HCA's biggest issue is the 6.5% 2/16, which came at +200 on February 8. I heard the market was something like +300/290 on Friday. Today most of the trading is in the +450 range. That's something like a 9-point loss in 1 day, and close to 20 points since issue.

If you had asked me in 2004 how the corporate bond market would handle the current rash of LBO's, I would have guessed the whole market would widen 40-50bp or so. In the past, corporate bond buyers have been much quicker to punish all bonds for problems in certain areas. Take the accounting scandals of 2002 as an example. There you had a few companies who were outright fraudulent with their books (Enron, Worldcom), and many more who were pushing their accounting too hard (Freddie Mac). The OAS on the Merrill Lynch Corporate Master index (all investment grade) moved more than 90bp wider from mid-2001 to late 2002.

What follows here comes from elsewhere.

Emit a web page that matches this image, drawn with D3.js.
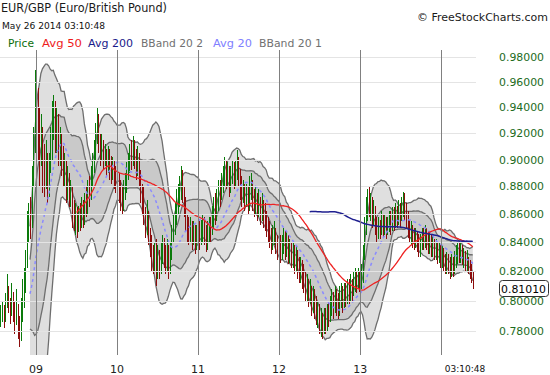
<!DOCTYPE html>
<html><head><meta charset="utf-8">
<script src="https://cdn.jsdelivr.net/npm/d3@7"></script>
<style>body{margin:0;background:#fff}svg{display:block}</style>
</head><body><svg id="c" width="550" height="375"></svg>
<script>
// ---- data (weekly bars, EUR/GBP) ----
const startDate = "2008-07-25";
const closeVals = [0.790,0.794,0.788,0.796,0.807,0.799,0.791,0.801,0.794,0.786,
0.796,0.783,0.777,0.791,0.803,0.812,0.826,0.848,0.862,0.852,
0.885,0.910,0.955,0.945,0.930,0.905,0.920,0.892,0.885,0.898,
0.880,0.895,0.910,0.925,0.940,0.920,0.930,0.905,0.915,0.900,
0.890,0.895,0.880,0.885,0.870,0.875,0.860,0.852,0.860,0.850,
0.858,0.855,0.862,0.858,0.868,0.865,0.878,0.872,0.888,0.895,
0.905,0.920,0.930,0.915,0.905,0.912,0.900,0.905,0.895,0.902,
0.898,0.890,0.895,0.888,0.882,0.885,0.878,0.872,0.868,0.875,
0.880,0.890,0.895,0.905,0.900,0.910,0.902,0.895,0.900,0.888,
0.875,0.870,0.858,0.850,0.860,0.845,0.838,0.830,0.825,0.832,
0.820,0.828,0.822,0.832,0.838,0.830,0.825,0.833,0.822,0.835,
0.845,0.852,0.860,0.868,0.875,0.880,0.885,0.878,0.868,0.855,
0.850,0.845,0.852,0.842,0.848,0.840,0.845,0.850,0.842,0.848,
0.855,0.845,0.840,0.848,0.852,0.845,0.858,0.865,0.860,0.870,
0.878,0.872,0.882,0.888,0.895,0.885,0.892,0.880,0.888,0.895,
0.885,0.890,0.898,0.888,0.880,0.872,0.878,0.870,0.875,0.868,
0.875,0.882,0.870,0.865,0.872,0.862,0.868,0.858,0.865,0.860,
0.858,0.852,0.848,0.845,0.840,0.845,0.848,0.840,0.836,0.842,
0.832,0.838,0.842,0.835,0.840,0.832,0.836,0.828,0.832,0.825,
0.830,0.822,0.818,0.822,0.815,0.812,0.808,0.810,0.802,0.806,
0.798,0.802,0.795,0.790,0.792,0.785,0.788,0.782,0.788,0.785,
0.792,0.790,0.795,0.800,0.796,0.802,0.798,0.795,0.800,0.805,
0.800,0.806,0.802,0.808,0.804,0.810,0.806,0.812,0.815,0.810,
0.816,0.812,0.815,0.830,0.850,0.865,0.872,0.862,0.868,0.858,
0.862,0.850,0.845,0.852,0.848,0.855,0.850,0.853,0.846,0.852,
0.858,0.852,0.858,0.855,0.860,0.858,0.862,0.858,0.865,0.870,
0.862,0.858,0.850,0.845,0.848,0.842,0.840,0.845,0.840,0.835,
0.840,0.845,0.840,0.846,0.842,0.838,0.842,0.835,0.838,0.832,
0.836,0.830,0.834,0.828,0.832,0.826,0.822,0.828,0.824,0.820,
0.826,0.822,0.828,0.832,0.835,0.830,0.834,0.828,0.830,0.826,
0.828,0.822,0.820,0.816,0.8101];
const highVals = [.797,.800,.797,.805,.818,.810,.802,.812,.806,.800,
.808,.798,.790,.802,.815,.822,.835,.862,.868,.872,
.895,.925,.970,.980,.955,.940,.935,.925,.912,.915,
.905,.905,.925,.945,.950,.945,.940,.935,.925,.920,
.910,.905,.900,.895,.890,.885,.880,.870,.868,.865,
.866,.868,.872,.870,.875,.880,.885,.888,.895,.905,
.915,.928,.940,.935,.920,.920,.915,.912,.908,.910,
.908,.903,.902,.900,.895,.893,.890,.885,.880,.885,
.890,.898,.905,.912,.915,.918,.915,.908,.910,.905,
.892,.882,.880,.865,.870,.862,.850,.845,.838,.840,
.842,.838,.835,.840,.845,.843,.838,.842,.838,.840,
.852,.860,.868,.878,.882,.888,.895,.892,.880,.872,
.860,.858,.858,.855,.855,.852,.852,.858,.855,.856,
.860,.858,.852,.855,.858,.858,.866,.872,.875,.878,
.885,.885,.890,.895,.902,.900,.898,.895,.895,.900,
.898,.900,.907,.902,.893,.888,.885,.882,.882,.880,
.888,.890,.885,.878,.880,.875,.878,.872,.875,.870,
.868,.862,.858,.855,.850,.852,.855,.850,.845,.850,
.845,.845,.850,.848,.848,.845,.842,.840,.840,.838,
.838,.835,.830,.830,.828,.825,.820,.818,.815,.815,
.810,.810,.808,.803,.800,.798,.795,.792,.795,.795,
.798,.800,.803,.808,.806,.810,.808,.805,.810,.812,
.810,.812,.812,.815,.815,.818,.815,.820,.822,.820,
.822,.820,.825,.838,.858,.872,.878,.880,.875,.872,
.870,.866,.858,.858,.856,.862,.860,.860,.858,.858,
.862,.862,.865,.865,.868,.866,.870,.868,.872,.876,
.875,.868,.862,.856,.855,.852,.850,.850,.848,.846,
.846,.850,.850,.852,.850,.848,.848,.846,.845,.842,
.842,.840,.840,.838,.838,.836,.832,.833,.832,.830,
.832,.830,.834,.838,.840,.840,.840,.838,.836,.834,
.835,.830,.828,.825,.820];
const lowVals = [.783,.786,.782,.786,.795,.792,.785,.790,.786,.778,
.784,.775,.770,.774,.786,.795,.805,.822,.840,.842,
.850,.880,.905,.925,.900,.880,.895,.875,.872,.878,
.868,.872,.890,.900,.915,.905,.905,.895,.895,.888,
.880,.880,.868,.870,.865,.865,.850,.848,.845,.843,
.847,.848,.850,.850,.852,.858,.860,.865,.870,.880,
.890,.900,.912,.905,.895,.900,.892,.895,.888,.890,
.885,.882,.885,.878,.875,.875,.868,.862,.860,.862,
.870,.875,.885,.890,.892,.895,.893,.885,.888,.880,
.868,.860,.852,.843,.845,.838,.830,.820,.818,.820,
.810,.815,.815,.818,.825,.822,.818,.820,.815,.818,
.828,.840,.845,.852,.860,.865,.870,.868,.858,.848,
.840,.838,.840,.835,.838,.832,.835,.838,.835,.838,
.840,.838,.833,.835,.840,.840,.845,.850,.852,.855,
.862,.865,.870,.875,.880,.878,.880,.872,.875,.882,
.878,.880,.885,.880,.870,.865,.868,.862,.865,.860,
.862,.870,.862,.858,.860,.855,.858,.852,.855,.850,
.848,.844,.840,.836,.832,.835,.838,.832,.828,.834,
.826,.828,.832,.828,.830,.825,.826,.822,.822,.818,
.820,.815,.812,.812,.808,.805,.800,.800,.796,.798,
.790,.792,.788,.784,.782,.778,.776,.775,.778,.778,
.780,.783,.786,.790,.788,.792,.790,.788,.790,.795,
.792,.795,.796,.798,.798,.800,.800,.803,.806,.805,
.808,.806,.808,.812,.828,.845,.855,.858,.855,.850,
.852,.845,.840,.842,.842,.845,.843,.845,.842,.845,
.847,.845,.848,.848,.850,.850,.852,.850,.855,.858,
.855,.850,.843,.840,.838,.836,.835,.836,.833,.830,
.830,.835,.835,.836,.835,.832,.832,.830,.830,.828,
.828,.825,.826,.822,.822,.820,.818,.818,.818,.815,
.816,.816,.818,.822,.825,.826,.826,.824,.822,.820,
.820,.818,.815,.812,.808];
const yTicks = [0.78,0.80,0.82,0.84,0.86,0.88,0.90,0.92,0.94,0.96,0.98];
const yearTicks = ["2009-01-01","2010-01-01","2011-01-01","2012-01-01","2013-01-01","2014-01-01"];
const yearLabels = ["09","10","11","12","13",""];
const lastTimeLabel = "03:10:48";
const lastPriceLabel = "0.81010";
const lastPrice = 0.8101;
const legendItems = [
  {name:"Price", color:"#0b6e0b"},
  {name:"Avg 50", color:"#ee1c1c"},
  {name:"Avg 200", color:"#1a1a8a"},
  {name:"BBand 20 2", color:"#707070"},
  {name:"Avg 20", color:"#8080ff"},
  {name:"BBand 20 1", color:"#707070"}
];
const legendX = [8, 42, 88, 141, 213, 259];
const legendW = [26, 40, 45, 62, 39, 63];

// ---- drawing ----
const svg = d3.select("#c");
svg.append("rect").attr("width",550).attr("height",375).attr("fill","#fff");
const FONT = "DejaVu Sans, Verdana, sans-serif";
const parse = d3.timeParse("%Y-%m-%d");
const d0 = parse(startDate);
const data = closeVals.map((c,i)=>({
  date: d3.timeDay.offset(d0, 7*i), close:c, high:highVals[i], low:lowVals[i],
  up: i===0 ? true : c >= closeVals[i-1]
}));

const x = d3.scaleTime().domain([parse("2009-01-01"), parse("2014-01-01")]).range([36, 441.3]);
const y = d3.scaleLog().domain([0.78, 0.98]).range([331.3, 57.3]);

function sma(n){ return closeVals.map((c,i)=> i<n-1 ? null : d3.mean(closeVals.slice(i-n+1,i+1))); }
function sdev(n){ return closeVals.map((c,i)=>{
  if(i<n-1) return null;
  const s = closeVals.slice(i-n+1,i+1), m = d3.mean(s);
  return Math.sqrt(d3.mean(s, v=>(v-m)*(v-m)));
});}
const a20 = sma(20), a50 = sma(50), a200 = sma(200), s20 = sdev(20);

svg.append("defs").append("clipPath").attr("id","clip")
  .append("rect").attr("x",0).attr("y",50).attr("width",476).attr("height",305);
const plot = svg.append("g").attr("clip-path","url(#clip)");

const band = k => d3.area().defined((d,i)=>a20[i]!=null)
  .x(d=>x(d.date)).y0((d,i)=>y(a20[i]-k*s20[i])).y1((d,i)=>y(a20[i]+k*s20[i]));
const bandLine = k => d3.line().defined((d,i)=>a20[i]!=null)
  .x(d=>x(d.date)).y((d,i)=>y(a20[i]+k*s20[i]));
const avgLine = arr => d3.line().defined((d,i)=>arr[i]!=null)
  .x(d=>x(d.date)).y((d,i)=>y(arr[i]));

plot.append("path").datum(data).attr("d",band(2)).attr("fill","#dfdfdf");
plot.append("path").datum(data).attr("d",band(1)).attr("fill","#c9c9c9");

// gridlines
svg.append("g").selectAll("line").data(yTicks).join("line")
  .attr("x1",0).attr("x2",476).attr("y1",d=>Math.round(y(d))+0.5).attr("y2",d=>Math.round(y(d))+0.5)
  .attr("stroke","#e4e4e4").attr("stroke-width",1);
// year lines
svg.append("g").selectAll("line").data(yearTicks).join("line")
  .attr("x1",d=>Math.round(x(parse(d)))+0.5).attr("x2",d=>Math.round(x(parse(d)))+0.5)
  .attr("y1",50).attr("y2",355).attr("stroke","#808080").attr("stroke-width",1);

[2,1,-1,-2].forEach(k=>{
  plot.append("path").datum(data).attr("d",bandLine(k)).attr("fill","none")
    .attr("stroke","#6e6e6e").attr("stroke-width",1.3);
});

// price bars (crisp 1px)
plot.append("g").attr("shape-rendering","crispEdges").selectAll("line").data(data).join("line")
  .attr("x1",d=>Math.round(x(d.date))+0.5).attr("x2",d=>Math.round(x(d.date))+0.5)
  .attr("y1",d=>y(d.high)).attr("y2",d=>y(d.low))
  .attr("stroke",d=>d.up?"#0a7a0a":"#8c0c0c").attr("stroke-width",1);

plot.append("path").datum(data).attr("d",avgLine(a20)).attr("fill","none")
  .attr("stroke","#8a8aff").attr("stroke-width",1.5).attr("stroke-dasharray","3,3");
plot.append("path").datum(data).attr("d",avgLine(a50)).attr("fill","none")
  .attr("stroke","#ee2222").attr("stroke-width",1.3);
plot.append("path").datum(data).attr("d",avgLine(a200)).attr("fill","none")
  .attr("stroke","#1f1f8f").attr("stroke-width",1.5);

// y axis labels
svg.append("g").selectAll("text").data(yTicks).join("text")
  .attr("x",499).attr("y",d=>y(d)+4).attr("font-family",FONT).attr("font-size",10.5)
  .attr("fill","#1c6b1c").attr("textLength",45).attr("lengthAdjust","spacingAndGlyphs")
  .text(d=>d.toFixed(5));
// last price box
const lp = y(lastPrice);
svg.append("rect").attr("x",499.5).attr("y",Math.round(lp)-5.5).attr("width",49).attr("height",16).attr("rx",3)
  .attr("fill","#fff").attr("stroke","#333");
svg.append("text").attr("x",501).attr("y",Math.round(lp)+6.5).attr("font-family",FONT).attr("font-size",10.5)
  .attr("fill","#000").attr("textLength",45).attr("lengthAdjust","spacingAndGlyphs").text(lastPriceLabel);

// x labels
svg.append("g").selectAll("text").data(yearTicks).join("text")
  .attr("x",d=>x(parse(d))).attr("y",373).attr("text-anchor","middle")
  .attr("font-family",FONT).attr("font-size",11).attr("fill","#222")
  .text((d,i)=>yearLabels[i]);
svg.append("text").attr("x",465).attr("y",372).attr("text-anchor","middle")
  .attr("font-family",FONT).attr("font-size",9).attr("fill","#111").text(lastTimeLabel);

// titles
svg.append("text").attr("x",1).attr("y",12).attr("font-family",FONT).attr("font-size",12)
  .attr("fill","#1a1a1a").attr("textLength",166).attr("lengthAdjust","spacingAndGlyphs")
  .text("EUR/GBP (Euro/British Pound)");
svg.append("text").attr("x",2).attr("y",28.5).attr("font-family",FONT).attr("font-size",9.5)
  .attr("fill","#111").attr("textLength",103).attr("lengthAdjust","spacingAndGlyphs")
  .text("May 26 2014 03:10:48");
svg.append("text").attr("x",417).attr("y",20.5).attr("font-family",FONT).attr("font-size",11)
  .attr("fill","#1a1a1a").attr("textLength",131).attr("lengthAdjust","spacingAndGlyphs")
  .text("© FreeStockCharts.com");
svg.append("g").selectAll("text").data(legendItems).join("text")
  .attr("x",(d,i)=>legendX[i]).attr("y",47).attr("font-family",FONT).attr("font-size",11)
  .attr("fill",d=>d.color).attr("textLength",(d,i)=>legendW[i]).attr("lengthAdjust","spacingAndGlyphs")
  .text(d=>d.name);
</script></body></html>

The recent widening has been very tame. The recent tightest point in OAS on the corporate index was 81 in February 2005. It is currently 97. I guess you could argue that many companies are just not practical LBO candidates, whereas any company could have accounting problems. However, I'd counter argue that any company can choose to increase its leverage, even if an actual LBO is not an option. In fact, because so balance sheets are so strong among corporations generally, more companies could choose to increase leverage as a means to improve shareholder value today than anytime in recent past. See the post on Cisco Systems.